What to work on:
Print all of the lines exactly. Any picture among them stays out.
start Supplied data
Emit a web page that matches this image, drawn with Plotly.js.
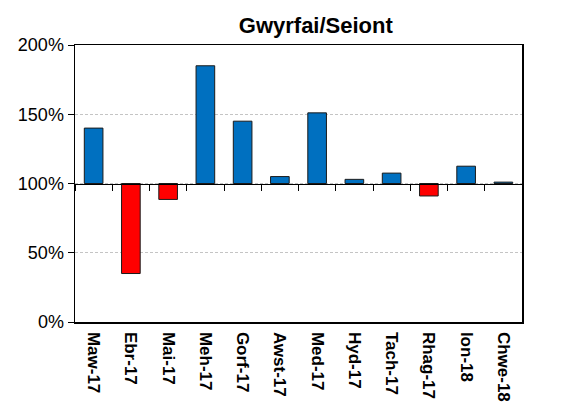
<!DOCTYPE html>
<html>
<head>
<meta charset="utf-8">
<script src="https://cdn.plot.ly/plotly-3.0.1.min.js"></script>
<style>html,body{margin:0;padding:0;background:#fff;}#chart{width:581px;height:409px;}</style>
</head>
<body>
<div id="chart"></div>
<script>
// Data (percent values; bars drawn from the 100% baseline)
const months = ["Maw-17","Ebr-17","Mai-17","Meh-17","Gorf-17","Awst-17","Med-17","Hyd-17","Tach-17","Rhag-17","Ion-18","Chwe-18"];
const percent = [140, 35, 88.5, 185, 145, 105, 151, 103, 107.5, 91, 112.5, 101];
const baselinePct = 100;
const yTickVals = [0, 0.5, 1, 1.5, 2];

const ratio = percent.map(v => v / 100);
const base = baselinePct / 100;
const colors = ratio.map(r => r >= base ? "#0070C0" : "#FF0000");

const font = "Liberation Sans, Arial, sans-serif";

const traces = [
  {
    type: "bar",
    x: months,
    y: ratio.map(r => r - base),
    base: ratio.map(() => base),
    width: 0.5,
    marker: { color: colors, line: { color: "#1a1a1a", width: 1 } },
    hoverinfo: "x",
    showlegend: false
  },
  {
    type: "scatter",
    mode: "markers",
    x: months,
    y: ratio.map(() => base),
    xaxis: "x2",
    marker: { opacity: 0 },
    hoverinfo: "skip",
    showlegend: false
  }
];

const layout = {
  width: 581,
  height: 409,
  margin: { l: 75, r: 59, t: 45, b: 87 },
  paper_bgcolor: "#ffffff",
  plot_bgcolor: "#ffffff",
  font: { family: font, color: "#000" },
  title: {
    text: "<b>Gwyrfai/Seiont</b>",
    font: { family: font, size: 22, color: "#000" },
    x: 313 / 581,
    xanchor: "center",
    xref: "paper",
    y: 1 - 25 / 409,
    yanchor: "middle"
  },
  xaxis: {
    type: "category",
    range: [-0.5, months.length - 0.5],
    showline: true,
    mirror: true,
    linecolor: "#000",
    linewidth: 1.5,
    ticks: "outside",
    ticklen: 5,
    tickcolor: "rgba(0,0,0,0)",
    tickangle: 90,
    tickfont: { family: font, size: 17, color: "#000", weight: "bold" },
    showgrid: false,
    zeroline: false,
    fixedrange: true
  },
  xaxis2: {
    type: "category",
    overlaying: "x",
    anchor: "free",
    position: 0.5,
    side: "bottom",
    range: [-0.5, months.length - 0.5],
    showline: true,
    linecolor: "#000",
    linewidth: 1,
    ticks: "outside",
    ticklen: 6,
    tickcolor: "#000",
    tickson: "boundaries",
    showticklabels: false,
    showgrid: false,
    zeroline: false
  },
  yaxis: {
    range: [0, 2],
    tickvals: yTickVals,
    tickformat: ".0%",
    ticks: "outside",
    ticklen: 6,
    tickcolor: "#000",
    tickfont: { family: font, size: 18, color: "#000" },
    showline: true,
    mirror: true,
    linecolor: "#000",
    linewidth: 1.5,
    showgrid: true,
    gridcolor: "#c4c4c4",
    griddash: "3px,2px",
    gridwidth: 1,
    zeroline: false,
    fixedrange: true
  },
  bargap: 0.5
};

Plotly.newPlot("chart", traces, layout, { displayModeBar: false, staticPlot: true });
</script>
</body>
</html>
end Supplied data
Solution:
Emit a web page that matches this image, drawn with Plotly.js.
<!DOCTYPE html>
<html>
<head>
<meta charset="utf-8">
<script src="https://cdn.plot.ly/plotly-3.0.1.min.js"></script>
<style>html,body{margin:0;padding:0;background:#fff;}#chart{width:581px;height:409px;}</style>
</head>
<body>
<div id="chart"></div>
<script>
// Data (percent values; bars drawn from the 100% baseline)
const months = ["Maw-17","Ebr-17","Mai-17","Meh-17","Gorf-17","Awst-17","Med-17","Hyd-17","Tach-17","Rhag-17","Ion-18","Chwe-18"];
const percent = [140, 35, 88.5, 185, 145, 105, 151, 103, 107.5, 91, 112.5, 101];
const baselinePct = 100;
const yTickVals = [0, 0.5, 1, 1.5, 2];

const ratio = percent.map(v => v / 100);
const base = baselinePct / 100;
const colors = ratio.map(r => r >= base ? "#0070C0" : "#FF0000");

const font = "Liberation Sans, Arial, sans-serif";

const traces = [
  {
    type: "bar",
    x: months,
    y: ratio.map(r => r - base),
    base: ratio.map(() => base),
    width: 0.5,
    marker: { color: colors, line: { color: "#1a1a1a", width: 1 } },
    hoverinfo: "x",
    showlegend: false
  },
  {
    type: "scatter",
    mode: "markers",
    x: months,
    y: ratio.map(() => base),
    xaxis: "x2",
    marker: { opacity: 0 },
    hoverinfo: "skip",
    showlegend: false
  }
];

const layout = {
  width: 581,
  height: 409,
  margin: { l: 75, r: 59, t: 45, b: 87 },
  paper_bgcolor: "#ffffff",
  plot_bgcolor: "#ffffff",
  font: { family: font, color: "#000" },
  title: {
    text: "<b>Gwyrfai/Seiont</b>",
    font: { family: font, size: 22, color: "#000" },
    x: 313 / 581,
    xanchor: "center",
    xref: "paper",
    y: 1 - 25 / 409,
    yanchor: "middle"
  },
  xaxis: {
    type: "category",
    range: [-0.5, months.length - 0.5],
    showline: true,
    mirror: true,
    linecolor: "#000",
    linewidth: 1.5,
    ticks: "outside",
    ticklen: 5,
    tickcolor: "rgba(0,0,0,0)",
    tickangle: 90,
    tickfont: { family: font, size: 17, color: "#000", weight: "bold" },
    showgrid: false,
    zeroline: false,
    fixedrange: true
  },
  xaxis2: {
    type: "category",
    overlaying: "x",
    anchor: "free",
    position: 0.5,
    side: "bottom",
    range: [-0.5, months.length - 0.5],
    showline: true,
    linecolor: "#000",
    linewidth: 1,
    ticks: "outside",
    ticklen: 6,
    tickcolor: "#000",
    tickson: "boundaries",
    showticklabels: false,
    showgrid: false,
    zeroline: false
  },
  yaxis: {
    range: [0, 2],
    tickvals: yTickVals,
    tickformat: ".0%",
    ticks: "outside",
    ticklen: 6,
    tickcolor: "#000",
    tickfont: { family: font, size: 18, color: "#000" },
    showline: true,
    mirror: true,
    linecolor: "#000",
    linewidth: 1.5,
    showgrid: true,
    gridcolor: "#c4c4c4",
    griddash: "3px,2px",
    gridwidth: 1,
    zeroline: false,
    fixedrange: true
  },
  bargap: 0.5
};

Plotly.newPlot("chart", traces, layout, { displayModeBar: false, staticPlot: true });
</script>
</body>
</html>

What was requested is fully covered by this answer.